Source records
==============================

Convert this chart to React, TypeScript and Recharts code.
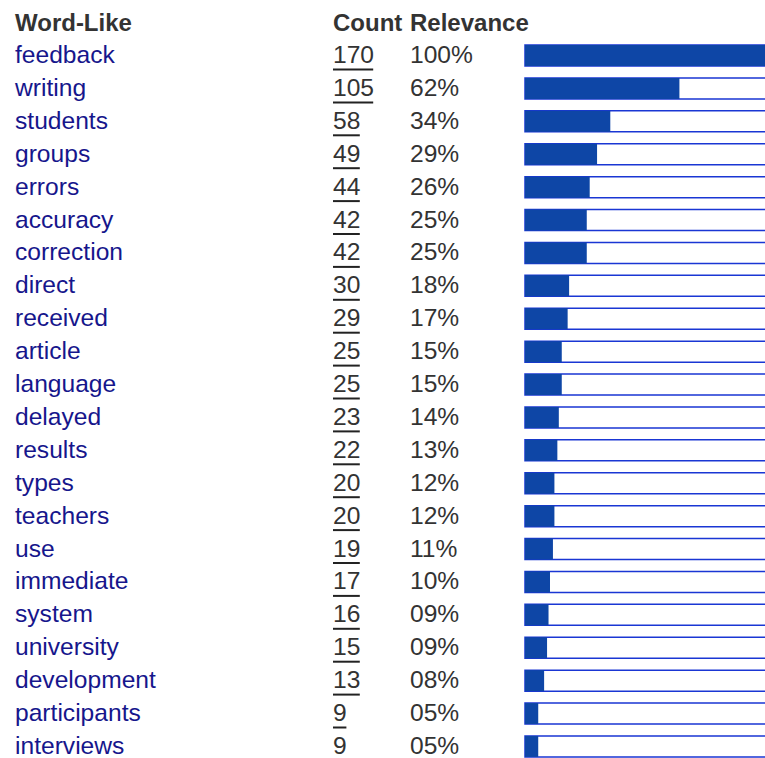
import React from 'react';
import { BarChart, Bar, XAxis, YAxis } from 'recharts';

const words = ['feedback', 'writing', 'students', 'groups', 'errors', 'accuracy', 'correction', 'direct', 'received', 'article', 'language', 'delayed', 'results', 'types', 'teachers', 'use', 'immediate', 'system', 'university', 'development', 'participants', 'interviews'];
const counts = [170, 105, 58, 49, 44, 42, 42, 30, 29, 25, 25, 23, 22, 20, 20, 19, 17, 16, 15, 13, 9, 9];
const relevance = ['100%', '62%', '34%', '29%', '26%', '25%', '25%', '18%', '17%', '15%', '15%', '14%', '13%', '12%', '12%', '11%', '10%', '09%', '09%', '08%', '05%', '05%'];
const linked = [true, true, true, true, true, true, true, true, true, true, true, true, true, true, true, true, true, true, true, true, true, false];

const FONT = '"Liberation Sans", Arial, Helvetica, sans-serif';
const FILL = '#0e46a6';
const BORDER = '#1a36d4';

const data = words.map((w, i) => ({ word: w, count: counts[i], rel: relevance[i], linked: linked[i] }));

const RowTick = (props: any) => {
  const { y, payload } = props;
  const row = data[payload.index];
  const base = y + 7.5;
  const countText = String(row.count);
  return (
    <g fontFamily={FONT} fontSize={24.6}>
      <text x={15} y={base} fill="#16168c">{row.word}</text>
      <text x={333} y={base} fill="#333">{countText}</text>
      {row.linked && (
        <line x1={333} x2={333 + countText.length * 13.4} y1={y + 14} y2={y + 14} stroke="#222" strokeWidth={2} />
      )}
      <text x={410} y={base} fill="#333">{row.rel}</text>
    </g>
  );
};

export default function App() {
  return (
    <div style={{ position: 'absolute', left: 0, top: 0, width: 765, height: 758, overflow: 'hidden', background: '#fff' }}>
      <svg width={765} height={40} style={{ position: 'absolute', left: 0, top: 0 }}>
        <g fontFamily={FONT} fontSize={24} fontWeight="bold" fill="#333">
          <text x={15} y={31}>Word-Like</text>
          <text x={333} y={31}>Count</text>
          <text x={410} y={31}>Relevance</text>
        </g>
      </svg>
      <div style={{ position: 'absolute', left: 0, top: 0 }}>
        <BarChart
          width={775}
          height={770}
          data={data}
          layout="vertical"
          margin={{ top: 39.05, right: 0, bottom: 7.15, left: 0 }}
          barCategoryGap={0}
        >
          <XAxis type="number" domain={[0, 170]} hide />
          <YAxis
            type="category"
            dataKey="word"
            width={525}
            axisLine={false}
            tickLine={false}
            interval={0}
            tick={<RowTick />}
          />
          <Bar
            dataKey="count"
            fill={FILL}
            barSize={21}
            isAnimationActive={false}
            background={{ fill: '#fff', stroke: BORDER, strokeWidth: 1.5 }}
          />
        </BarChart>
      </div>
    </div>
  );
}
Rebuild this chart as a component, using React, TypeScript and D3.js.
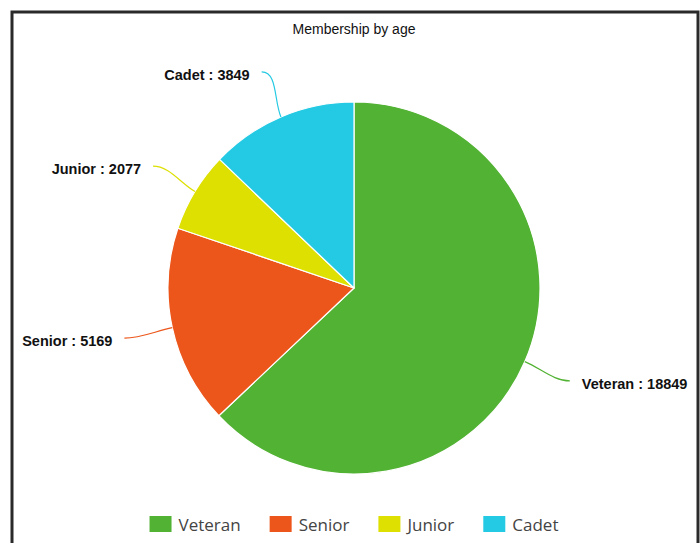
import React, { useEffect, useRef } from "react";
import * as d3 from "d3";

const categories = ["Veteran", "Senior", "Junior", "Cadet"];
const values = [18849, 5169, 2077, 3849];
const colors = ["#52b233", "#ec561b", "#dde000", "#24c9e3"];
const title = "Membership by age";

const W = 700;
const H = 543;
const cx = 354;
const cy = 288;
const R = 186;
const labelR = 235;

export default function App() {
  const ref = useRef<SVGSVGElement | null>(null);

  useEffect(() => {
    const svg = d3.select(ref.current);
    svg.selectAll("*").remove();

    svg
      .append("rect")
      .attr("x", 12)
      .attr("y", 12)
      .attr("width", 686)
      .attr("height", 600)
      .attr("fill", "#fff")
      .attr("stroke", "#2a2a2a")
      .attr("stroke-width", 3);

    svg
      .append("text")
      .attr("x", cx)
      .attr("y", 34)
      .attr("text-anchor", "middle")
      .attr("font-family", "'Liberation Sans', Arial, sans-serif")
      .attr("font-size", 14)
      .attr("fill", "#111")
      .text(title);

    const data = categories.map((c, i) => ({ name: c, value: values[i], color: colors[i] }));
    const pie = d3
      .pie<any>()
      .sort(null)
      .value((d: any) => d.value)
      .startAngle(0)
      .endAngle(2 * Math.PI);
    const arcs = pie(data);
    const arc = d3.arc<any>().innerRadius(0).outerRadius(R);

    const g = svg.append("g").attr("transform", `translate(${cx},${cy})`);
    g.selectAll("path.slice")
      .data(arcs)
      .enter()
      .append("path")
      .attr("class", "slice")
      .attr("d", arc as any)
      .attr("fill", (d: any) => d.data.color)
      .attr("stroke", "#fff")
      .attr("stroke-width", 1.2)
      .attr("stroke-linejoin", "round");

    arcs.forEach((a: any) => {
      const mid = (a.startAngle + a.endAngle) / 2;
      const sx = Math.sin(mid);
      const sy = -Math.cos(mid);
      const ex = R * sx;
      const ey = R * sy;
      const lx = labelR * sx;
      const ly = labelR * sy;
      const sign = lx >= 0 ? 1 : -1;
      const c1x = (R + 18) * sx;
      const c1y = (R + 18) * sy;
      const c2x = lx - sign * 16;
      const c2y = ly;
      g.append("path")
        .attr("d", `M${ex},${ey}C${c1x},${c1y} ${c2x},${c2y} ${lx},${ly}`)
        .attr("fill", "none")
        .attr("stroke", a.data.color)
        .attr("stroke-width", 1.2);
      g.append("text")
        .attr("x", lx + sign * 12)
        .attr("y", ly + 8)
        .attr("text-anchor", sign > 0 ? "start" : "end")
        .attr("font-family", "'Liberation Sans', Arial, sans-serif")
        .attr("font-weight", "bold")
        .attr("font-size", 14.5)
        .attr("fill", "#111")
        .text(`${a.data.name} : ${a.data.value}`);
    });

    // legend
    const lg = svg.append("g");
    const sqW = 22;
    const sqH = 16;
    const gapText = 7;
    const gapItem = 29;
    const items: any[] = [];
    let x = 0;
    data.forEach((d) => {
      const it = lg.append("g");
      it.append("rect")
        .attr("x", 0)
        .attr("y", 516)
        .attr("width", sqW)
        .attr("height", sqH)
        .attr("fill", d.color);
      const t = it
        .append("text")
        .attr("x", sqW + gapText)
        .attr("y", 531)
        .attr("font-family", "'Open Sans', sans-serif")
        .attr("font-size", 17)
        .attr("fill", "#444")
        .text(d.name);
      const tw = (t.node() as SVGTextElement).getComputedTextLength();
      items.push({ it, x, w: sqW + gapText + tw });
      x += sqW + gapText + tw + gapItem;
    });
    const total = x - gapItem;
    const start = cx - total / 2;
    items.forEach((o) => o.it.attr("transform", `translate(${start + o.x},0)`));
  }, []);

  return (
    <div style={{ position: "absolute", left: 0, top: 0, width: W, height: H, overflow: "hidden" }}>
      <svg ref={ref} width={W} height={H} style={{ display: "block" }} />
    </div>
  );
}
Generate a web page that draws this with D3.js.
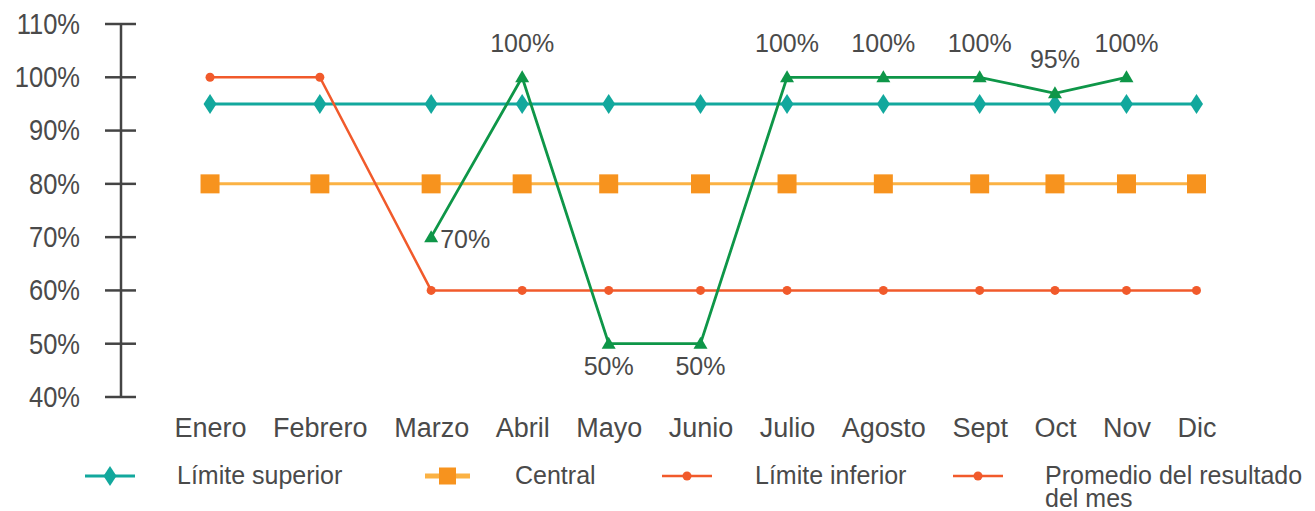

==============================

# [What to work on]
Look above and copy only the lines from the one holding "Rebuild this chart" to the one holding "const arc = d3.arc<any>().innerRadius(0).outerRadius(R);", both included, exactly, minus the pictures.

# [Written response]
Rebuild this chart as a component, using React, TypeScript and D3.js.
import React, { useEffect, useRef } from "react";
import * as d3 from "d3";

const categories = ["Veteran", "Senior", "Junior", "Cadet"];
const values = [18849, 5169, 2077, 3849];
const colors = ["#52b233", "#ec561b", "#dde000", "#24c9e3"];
const title = "Membership by age";

const W = 700;
const H = 543;
const cx = 354;
const cy = 288;
const R = 186;
const labelR = 235;

export default function App() {
  const ref = useRef<SVGSVGElement | null>(null);

  useEffect(() => {
    const svg = d3.select(ref.current);
    svg.selectAll("*").remove();

    svg
      .append("rect")
      .attr("x", 12)
      .attr("y", 12)
      .attr("width", 686)
      .attr("height", 600)
      .attr("fill", "#fff")
      .attr("stroke", "#2a2a2a")
      .attr("stroke-width", 3);

    svg
      .append("text")
      .attr("x", cx)
      .attr("y", 34)
      .attr("text-anchor", "middle")
      .attr("font-family", "'Liberation Sans', Arial, sans-serif")
      .attr("font-size", 14)
      .attr("fill", "#111")
      .text(title);

    const data = categories.map((c, i) => ({ name: c, value: values[i], color: colors[i] }));
    const pie = d3
      .pie<any>()
      .sort(null)
      .value((d: any) => d.value)
      .startAngle(0)
      .endAngle(2 * Math.PI);
    const arcs = pie(data);
    const arc = d3.arc<any>().innerRadius(0).outerRadius(R);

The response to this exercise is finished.